使用HBase的TableOutputFormat：
- 在Job的配置中设置输出格式为TableOutputFormat。
- 使用job.getConfiguration().set(TableOutputFormat.OUTPUT_TABLE, "<your-table-name>")指定输出表的名称。
配置Job：
- 在配置Job时，不设置Reducer类。HBase的TableOutputFormat支持直接从Mapper写入到HBase。
- 确保在Job的设置中调用job.setNumReduceTasks(0)来明确指定没有Reducer任务。
执行Job：
- 提交Job并监控其执行。在Mapper完成数据处理后，输出结果将直接写入到指定的HBase表中。

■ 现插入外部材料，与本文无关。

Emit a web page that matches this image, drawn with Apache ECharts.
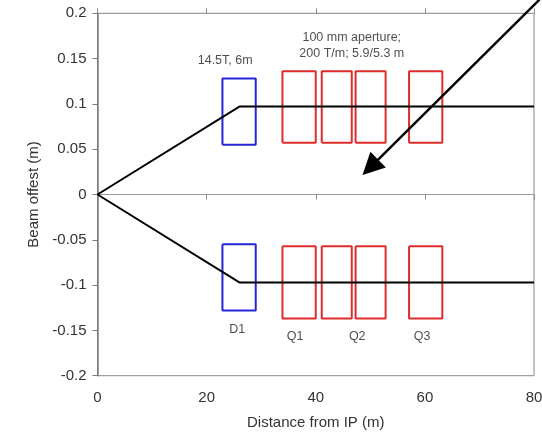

这是一个简化的流程，但为了完整性，以下是一个代码示例：

public class HBaseNoReducerJob {  
    public static class MyMapper extends TableMapper<ImmutableBytesWritable, Put> {  
        @Override  
        protected void map(ImmutableBytesWritable key, Result value, Context context) throws IOException, InterruptedException {  
            // Implement your logic to convert Result to Put  
            Put put = new Put(key.get());  
            // Add columns to the Put object  
            put.addColumn(Bytes.toBytes("columnFamily"), Bytes.toBytes("qualifier"), Bytes.toBytes("value"));  
            context.write(key, put);  
        }  
    }  
    public static void main(String[] args) throws Exception {  
        Configuration conf = HBaseConfiguration.create();  
        Job job = Job.getInstance(conf, "HBase No Reducer Job");  
        job.setJarByClass(HBaseNoReducerJob.class);  
        Scan scan = new Scan();  
        TableMapReduceUtil.initTableMapperJob(  
                "input-table",  
                scan,  
                MyMapper.class,  
                ImmutableBytesWritable.class,  
                Put.class,  
                job);  
        job.setOutputFormatClass(TableOutputFormat.class);  
        job.getConfiguration().set(TableOutputFormat.OUTPUT_TABLE, "output-table");  
        job.setNumReduceTasks(0);  
        System.exit(job.waitForCompletion(true) ? 0 : 1);  
    }  
}

在此代码中，我们跳过了Reducer阶段，直接将数据从Mapper输出到HBase表中。这种方法适用于数据转换或过滤过程中的许多应用场景，尤其是当不需要数据聚合时。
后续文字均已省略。